GIVEN REQUEST
Everything from the first line of the data through the line with "# each point" is to be echoed exactly, minus the pictures.
# Start of INFORMATION GIVEN
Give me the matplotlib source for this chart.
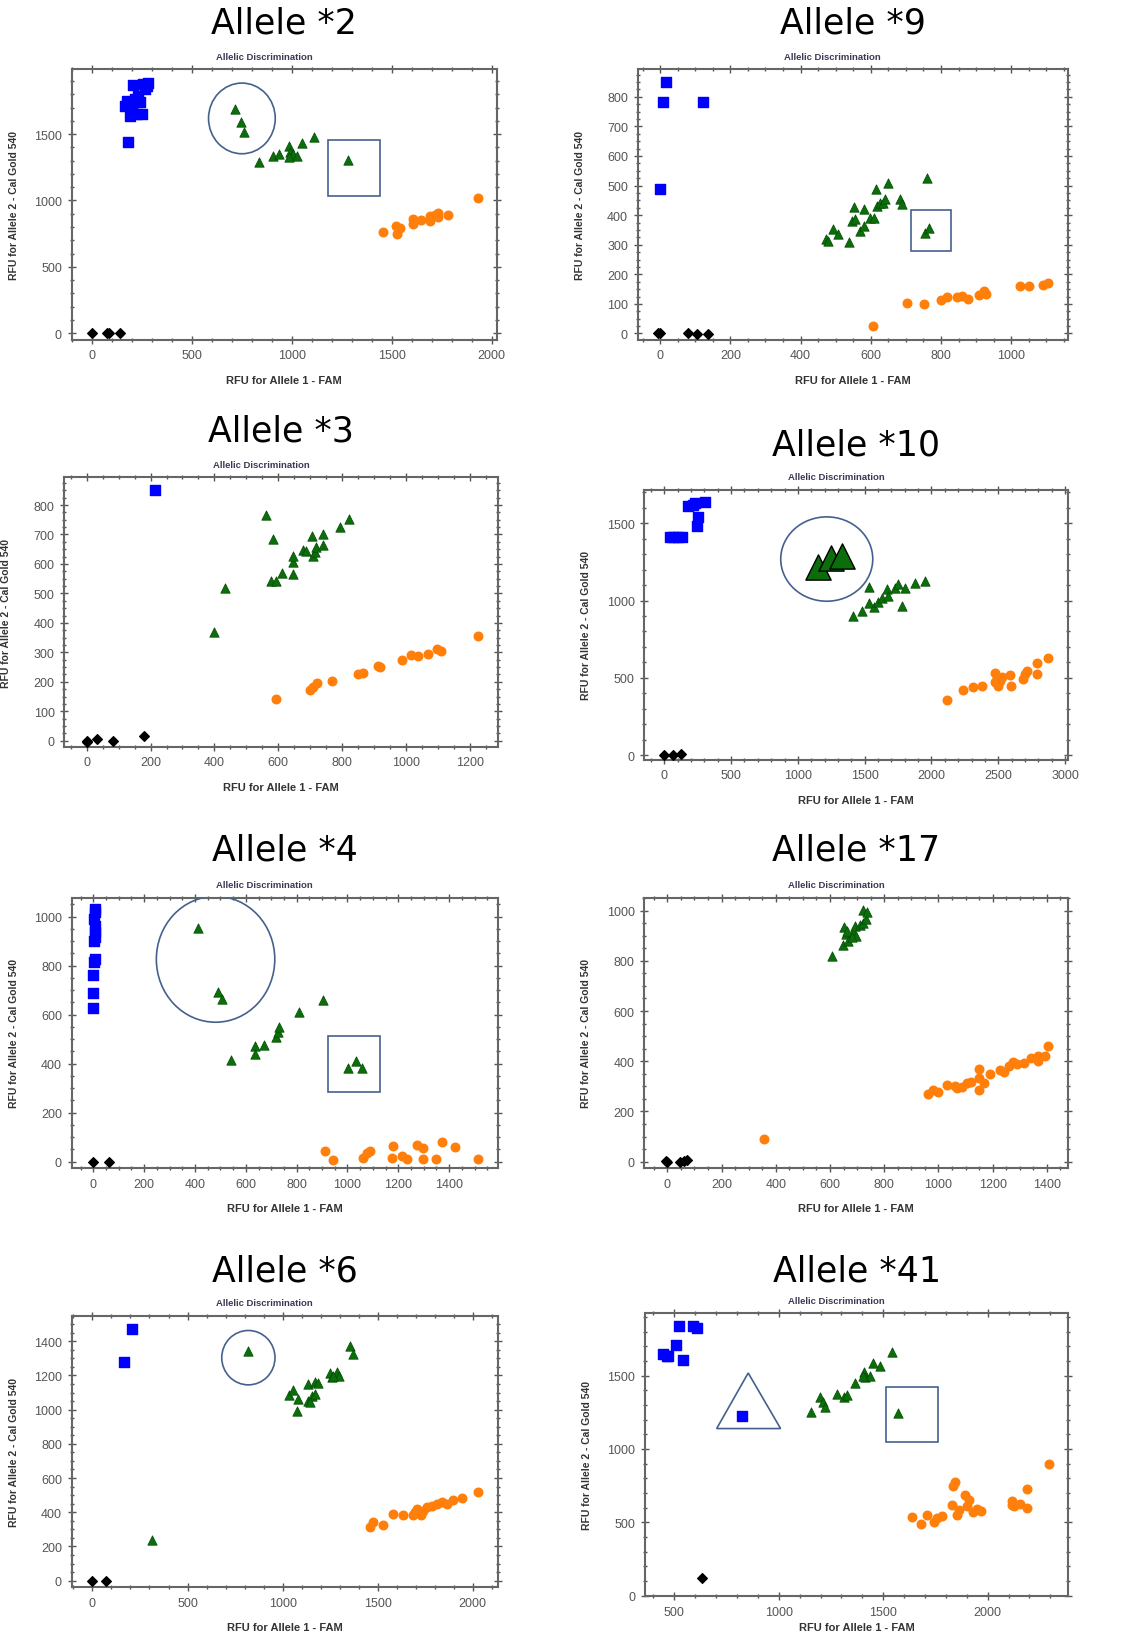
import matplotlib.pyplot as plt
from matplotlib.patches import Ellipse, Rectangle, Polygon
from matplotlib.ticker import MultipleLocator

W, H = 1124, 1633

# values
# each point is (RFU Allele 1 - FAM, RFU Allele 2 - Cal Gold 540)

# Allele *2
a2_blue = [(205, 1868), (177, 1442), (164, 1713), (189, 1638), (214, 1763), (239, 1738),
           (247, 1650), (230, 1788), (255, 1876), (272, 1863), (280, 1888), (264, 1838),
           (197, 1688), (222, 1650), (172, 1750), (200, 1720)]
a2_green = [(714, 1688), (743, 1588), (761, 1512), (833, 1287), (906, 1337), (936, 1349),
            (986, 1412), (990, 1362), (1006, 1349), (1023, 1337), (1048, 1432), (1112, 1475),
            (1282, 1307), (985, 1330)]
a2_orange = [(1454, 765), (1521, 810), (1527, 747), (1540, 790), (1607, 860), (1607, 823),
             (1644, 855), (1691, 885), (1691, 848), (1732, 905), (1732, 873), (1782, 890),
             (1933, 1016), (1716, 890)]
a2_black = [(0, 0), (72, 5), (85, 5), (138, 2)]

# Allele *9
a9_blue = [(17, 851), (7, 784), (122, 784), (0, 488)]
a9_green = [(472, 319), (479, 313), (492, 353), (508, 336), (538, 308), (546, 381), (553, 426),
            (555, 387), (568, 347), (580, 364), (580, 420), (598, 392), (608, 392), (615, 490),
            (617, 431), (625, 442), (636, 440), (641, 454), (650, 510), (682, 456), (689, 437),
            (760, 527), (754, 341), (765, 358)]
a9_orange = [(605, 24), (703, 103), (752, 101), (801, 114), (817, 124), (847, 124), (860, 127),
             (878, 118), (907, 130), (923, 144), (929, 133), (1026, 159), (1052, 161),
             (1092, 163), (1106, 172)]
a9_black = [(-5, 1), (0, 0), (78, 1), (104, -2), (136, -2)]

# Allele *3
a3_blue = [(214, 852)]
a3_green = [(399, 368), (433, 517), (560, 767), (584, 685), (576, 543), (593, 543), (613, 571),
            (645, 566), (647, 605), (647, 628), (678, 648), (686, 645), (704, 696), (710, 628),
            (715, 639), (718, 656), (739, 702), (741, 664), (793, 726), (821, 752)]
a3_orange = [(593, 141), (699, 173), (710, 184), (722, 196), (767, 204), (851, 226), (864, 230),
             (913, 255), (918, 249), (986, 275), (1017, 291), (1038, 289), (1068, 294),
             (1096, 313), (1111, 303), (1224, 354)]
a3_black = [(0, 0), (2, -3), (31, 6), (83, -2), (179, 15)]

# Allele *10
a10_blue = [(42, 1413), (67, 1413), (105, 1413), (130, 1413), (180, 1614), (217, 1618),
            (230, 1629), (305, 1636), (255, 1539), (242, 1480)]
a10_green_big = [(1148, 1215), (1248, 1273), (1328, 1286)]
a10_green = [(1415, 898), (1483, 934), (1535, 1085), (1535, 984), (1570, 956), (1602, 988),
             (1627, 1014), (1665, 1075), (1677, 1032), (1727, 1079), (1752, 1107), (1777, 967),
             (1802, 1079), (1877, 1114), (1952, 1129)]
a10_orange = [(2114, 356), (2239, 423), (2314, 438), (2376, 445), (2476, 531), (2476, 470),
              (2501, 449), (2513, 481), (2526, 503), (2588, 518), (2593, 449), (2688, 492),
              (2701, 524), (2713, 546), (2788, 596), (2788, 524), (2876, 626), (2488, 503)]
a10_black = [(0, 0), (67, 0), (122, 4)]

# Allele *4
a4_blue = [(5, 1031), (8, 1018), (3, 990), (8, 963), (5, 936), (8, 916), (3, 902), (5, 827),
           (3, 814), (0, 762), (0, 688), (0, 626)]
a4_green = [(413, 952), (492, 691), (508, 664), (540, 416), (636, 473), (636, 439), (673, 476),
            (719, 507), (728, 528), (732, 548), (809, 612), (902, 661), (1003, 381),
            (1032, 410), (1056, 381)]
a4_orange = [(911, 45), (942, 8), (1062, 14), (1075, 34), (1089, 45), (1174, 14), (1178, 63),
             (1213, 22), (1236, 11), (1272, 68), (1296, 54), (1296, 11), (1348, 11),
             (1370, 79), (1423, 61), (1515, 11)]
a4_black = [(0, 0), (63, -3)]

# Allele *17
a17_green = [(609, 821), (647, 863), (652, 934), (660, 907), (668, 880), (686, 914), (693, 938),
             (697, 900), (711, 943), (723, 951), (733, 967), (721, 1004), (738, 996),
             (662, 920), (680, 894)]
a17_orange = [(358, 90), (960, 270), (979, 287), (997, 279), (1033, 305), (1061, 303),
              (1070, 292), (1086, 296), (1107, 313), (1119, 319), (1148, 369), (1148, 332),
              (1148, 287), (1167, 313), (1189, 349), (1226, 367), (1243, 356), (1259, 380),
              (1275, 398), (1289, 389), (1317, 393), (1341, 412), (1369, 422), (1366, 402),
              (1394, 420), (1406, 459)]
a17_black = [(-5, 4), (0, 0), (47, 0), (62, 4), (71, 8)]

# Allele *6
a6_blue = [(210, 1472), (167, 1281)]
a6_green = [(312, 240), (820, 1342), (1031, 1088), (1057, 1117), (1078, 994), (1083, 1063),
            (1131, 1150), (1136, 1053), (1153, 1082), (1171, 1092), (1171, 1160), (1188, 1156),
            (1250, 1215), (1259, 1189), (1285, 1219), (1294, 1199), (1355, 1371), (1372, 1326),
            (1267, 1199), (1145, 1043)]
a6_orange = [(1460, 312), (1474, 341), (1527, 326), (1579, 390), (1632, 384), (1684, 384),
             (1705, 419), (1726, 384), (1740, 409), (1758, 429), (1784, 439), (1811, 448),
             (1837, 458), (1863, 448), (1898, 474), (1942, 482), (2030, 517), (1714, 404),
             (1696, 400)]
a6_black = [(0, 0), (70, -4)]

# Allele *41
a41_blue = [(447, 1648), (463, 1636), (471, 1631), (508, 1709), (524, 1836), (543, 1609),
            (588, 1841), (607, 1823), (822, 1227)]
a41_green = [(1153, 1255), (1197, 1352), (1213, 1318), (1221, 1284), (1277, 1373), (1312, 1352),
             (1325, 1368), (1365, 1450), (1408, 1527), (1413, 1489), (1437, 1495), (1450, 1586),
             (1485, 1564), (1544, 1664), (1569, 1243), (1405, 1500)]
a41_orange = [(1636, 534), (1681, 489), (1708, 550), (1743, 500), (1759, 527), (1780, 545),
              (1828, 616), (1836, 750), (1844, 772), (1852, 548), (1865, 582), (1892, 686),
              (1903, 614), (1913, 655), (1931, 568), (1951, 591), (1967, 580), (2116, 648),
              (2124, 609), (2156, 625), (2188, 727), (2188, 600), (2292, 898), (2116, 620)]
a41_black = [(634, 118)]

# highlight shapes drawn on the original plots
a2_circle = (749, 1618, 334, 532)        # centre x, centre y, width, height
a2_box = (1178, 1036, 262, 421)          # x0, y0, width, height
a9_box = (715, 278, 114, 139)
a10_circle = (1216, 1269, 689, 546)
a4_circle = (481, 826, 466, 514)
a4_box = (922, 283, 206, 229)
a6_circle = (820, 1304, 280, 318)
a41_tri = [(854, 1518), (703, 1139), (1009, 1139)]
a41_box = (1512, 1045, 249, 380)

BLUE = '#0000ff'
GREEN = '#0b6e0b'
ORANGE = '#ff7f0a'
SHAPE = '#44618e'

panels = [
    dict(title='Allele *2', box=(71.7, 497, 70, 340.7), title_y=23, sub_y=57,
         xlim=(-103, 2026), ylim=(-48, 1990), xt=(500, 100), yt=(500, 100),
         blue=a2_blue, green=a2_green, orange=a2_orange, black=a2_black,
         circles=[a2_circle], boxes=[a2_box]),
    dict(title='Allele *9', box=(637.7, 1067.7, 70, 340.7), title_y=23, sub_y=57,
         xlim=(-64, 1161), ylim=(-21, 894), xt=(200, 50), yt=(100, 25),
         blue=a9_blue, green=a9_green, orange=a9_orange, black=a9_black,
         boxes=[a9_box]),
    dict(title='Allele *3', box=(64.3, 497.7, 478.3, 747.7), title_y=432, sub_y=465,
         xlim=(-70, 1287), ylim=(-20, 894), xt=(200, 50), yt=(100, 25),
         blue=a3_blue, green=a3_green, orange=a3_orange, black=a3_black),
    dict(title='Allele *10', box=(644.3, 1067.7, 490.7, 760.7), title_y=445, sub_y=478,
         xlim=(-150, 3020), ylim=(-30, 1718), xt=(500, 100), yt=(500, 100),
         blue=a10_blue, green=a10_green, orange=a10_orange, black=a10_black,
         big=a10_green_big, circles=[a10_circle]),
    dict(title='Allele *4', box=(71.7, 497.7, 899, 1169), title_y=851, sub_y=886,
         xlim=(-85, 1591), ylim=(-26, 1076), xt=(200, 50), yt=(200, 50),
         blue=a4_blue, green=a4_green, orange=a4_orange, black=a4_black,
         circles=[a4_circle], boxes=[a4_box]),
    dict(title='Allele *17', box=(644.3, 1067.7, 899, 1169), title_y=851, sub_y=886,
         xlim=(-85, 1477), ylim=(-25, 1050), xt=(200, 50), yt=(200, 50),
         green=a17_green, orange=a17_orange, black=a17_black),
    dict(title='Allele *6', box=(71.7, 497.7, 1317.3, 1588.3), title_y=1272, sub_y=1304,
         xlim=(-109, 2131), ylim=(-39, 1546), xt=(500, 100), yt=(200, 50),
         blue=a6_blue, green=a6_green, orange=a6_orange, black=a6_black,
         circles=[a6_circle]),
    dict(title='Allele *41', box=(645, 1068.3, 1314.3, 1597.3), title_y=1272, sub_y=1302,
         xlim=(360, 2386), ylim=(-5, 1925), xt=(500, 100), yt=(500, 100),
         blue=a41_blue, green=a41_green, orange=a41_orange, black=a41_black,
         tris=[a41_tri], boxes=[a41_box], xlab_off=26),
]

fig = plt.figure(figsize=(W / 100, H / 100), dpi=100)
fig.patch.set_facecolor('white')


def xs(pts):
    return [p[0] for p in pts]


def ys(pts):
    return [p[1] for p in pts]


for p in panels:
    l, r, t, b = p['box']
    ax = fig.add_axes([l / W, 1 - b / H, (r - l) / W, (b - t) / H])
    ax.set_xlim(*p['xlim'])
    ax.set_ylim(*p['ylim'])

    if 'black' in p:
        ax.scatter(xs(p['black']), ys(p['black']), marker='D', s=24, c='black', zorder=3)
    if 'blue' in p:
        ax.scatter(xs(p['blue']), ys(p['blue']), marker='s', s=44, c=BLUE, zorder=3)
    if 'green' in p:
        ax.scatter(xs(p['green']), ys(p['green']), marker='^', s=46, c=GREEN,
                   edgecolors='#004a00', linewidths=0.5, zorder=3)
    if 'big' in p:
        ax.scatter(xs(p['big']), ys(p['big']), marker='^', s=330, c=GREEN,
                   edgecolors='black', linewidths=1.0, zorder=4)
    if 'orange' in p:
        ax.scatter(xs(p['orange']), ys(p['orange']), marker='o', s=38, c=ORANGE, zorder=3)

    for cx, cy, w, h in p.get('circles', []):
        ax.add_patch(Ellipse((cx, cy), w, h, fill=False, ec=SHAPE, lw=1.2, zorder=5))
    for x0, y0, w, h in p.get('boxes', []):
        ax.add_patch(Rectangle((x0, y0), w, h, fill=False, ec=SHAPE, lw=1.2, zorder=5))
    for tri in p.get('tris', []):
        ax.add_patch(Polygon(tri, closed=True, fill=False, ec=SHAPE, lw=1.2, zorder=5))

    ax.xaxis.set_major_locator(MultipleLocator(p['xt'][0]))
    ax.xaxis.set_minor_locator(MultipleLocator(p['xt'][1]))
    ax.yaxis.set_major_locator(MultipleLocator(p['yt'][0]))
    ax.yaxis.set_minor_locator(MultipleLocator(p['yt'][1]))
    ax.tick_params(which='both', direction='inout', top=True, right=True,
                   color='#555555', width=1.0)
    ax.tick_params(which='major', length=6, labelsize=9, labelcolor='#555555', pad=4)
    ax.tick_params(which='minor', length=3.5)
    for sp in ax.spines.values():
        sp.set_color('#666666')
        sp.set_linewidth(1.5)

    ax.set_xlabel('RFU for Allele 1 - FAM', fontsize=8, fontweight='bold',
                  color='#333333', family='Liberation Sans')
    ax.set_ylabel('RFU for Allele 2 - Cal Gold 540', fontsize=7.5, fontweight='bold',
                  color='#333333', family='Liberation Sans')
    ax.xaxis.set_label_coords(0.5, -p.get('xlab_off', 35) / (b - t))
    ax.yaxis.set_label_coords(-53 / (r - l), 0.5)
    for lab in ax.get_xticklabels() + ax.get_yticklabels():
        lab.set_family('Liberation Sans')

    cx = (l + r) / 2
    fig.text(cx / W, 1 - p['title_y'] / H, p['title'], fontsize=25, ha='center',
             va='center', family='DejaVu Sans', color='black')
    fig.text((cx - 20) / W, 1 - p['sub_y'] / H, 'Allelic Discrimination', fontsize=6.8,
             fontweight='bold', ha='center', va='center', color='#3a3a55',
             family='Liberation Sans')

fig.savefig('out.png', dpi=100, facecolor='white')
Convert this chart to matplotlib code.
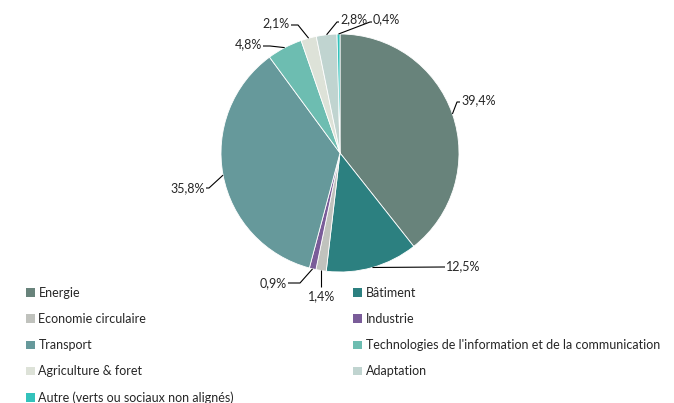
# End of INFORMATION GIVEN
EXERCISE ANSWER
Give me the matplotlib source for this chart.
import matplotlib.pyplot as plt
from matplotlib.patches import Ellipse, Rectangle, Polygon
from matplotlib.ticker import MultipleLocator

W, H = 1124, 1633

# values
# each point is (RFU Allele 1 - FAM, RFU Allele 2 - Cal Gold 540)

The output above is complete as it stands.